It looks like async buffer write-out in end_buffer_async_write(...) failures set an -EIO flag on the failed dirty buffer page for the file:

set_bit(AS_EIO, &page->mapping->flags);
set_buffer_write_io_error(bh);
clear_buffer_uptodate(bh);
SetPageError(page);

which is then detected by wait_on_page_writeback_range(...) as called by do_sync_mapping_range(...) as called by sys_sync_file_range(...) as called by sys_sync_file_range2(...) to implement the C library call fsync().

But only once!

This comment on sys_sync_file_range

168  * SYNC_FILE_RANGE_WAIT_BEFORE and SYNC_FILE_RANGE_WAIT_AFTER will detect any
169  * I/O errors or ENOSPC conditions and will return those to the caller, after
170  * clearing the EIO and ENOSPC flags in the address_space.

suggests that when fsync() returns -EIO or (undocumented in the manpage) -ENOSPC, it will clear the error state so a subsequent fsync() will report success even though the pages never got written.

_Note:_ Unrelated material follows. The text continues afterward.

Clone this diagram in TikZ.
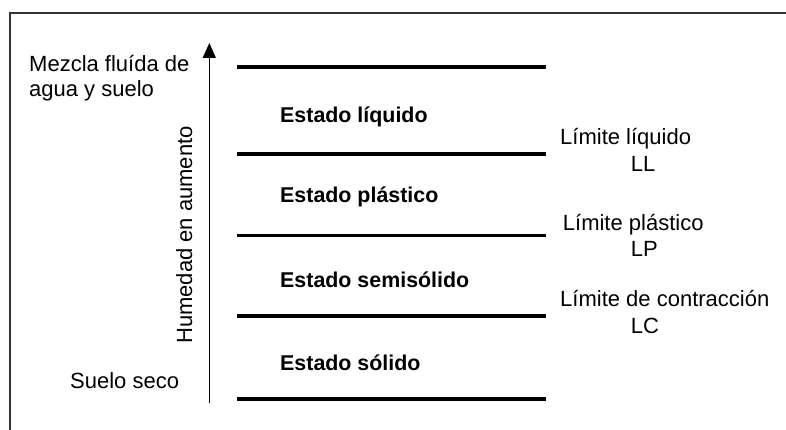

Sure enough wait_on_page_writeback_range(...) clears the error bits when it tests them:

301         /* Check for outstanding write errors */
302         if (test_and_clear_bit(AS_ENOSPC, &mapping->flags))
303                 ret = -ENOSPC;
304         if (test_and_clear_bit(AS_EIO, &mapping->flags))
305                 ret = -EIO;

So if the application expects it can re-try fsync() until it succeeds and trust that the data is on-disk, it is terribly wrong.

I'm pretty sure this is the source of the data corruption I found in the DBMS. It retries fsync() and thinks all will be well when it succeeds.

Is this allowed?

The POSIX/SuS docs on fsync() don't really specify this either way:

If the fsync() function fails, outstanding I/O operations are not guaranteed to have been completed.

Linux's man-page for fsync() just doesn't say anything about what happens on failure.

So it seems that the meaning of fsync() errors is "I don't know what happened to your writes, might've worked or not, better try again to be sure".

Newer kernels

On 4.9 end_buffer_async_write sets -EIO on the page, just via mapping_set_error.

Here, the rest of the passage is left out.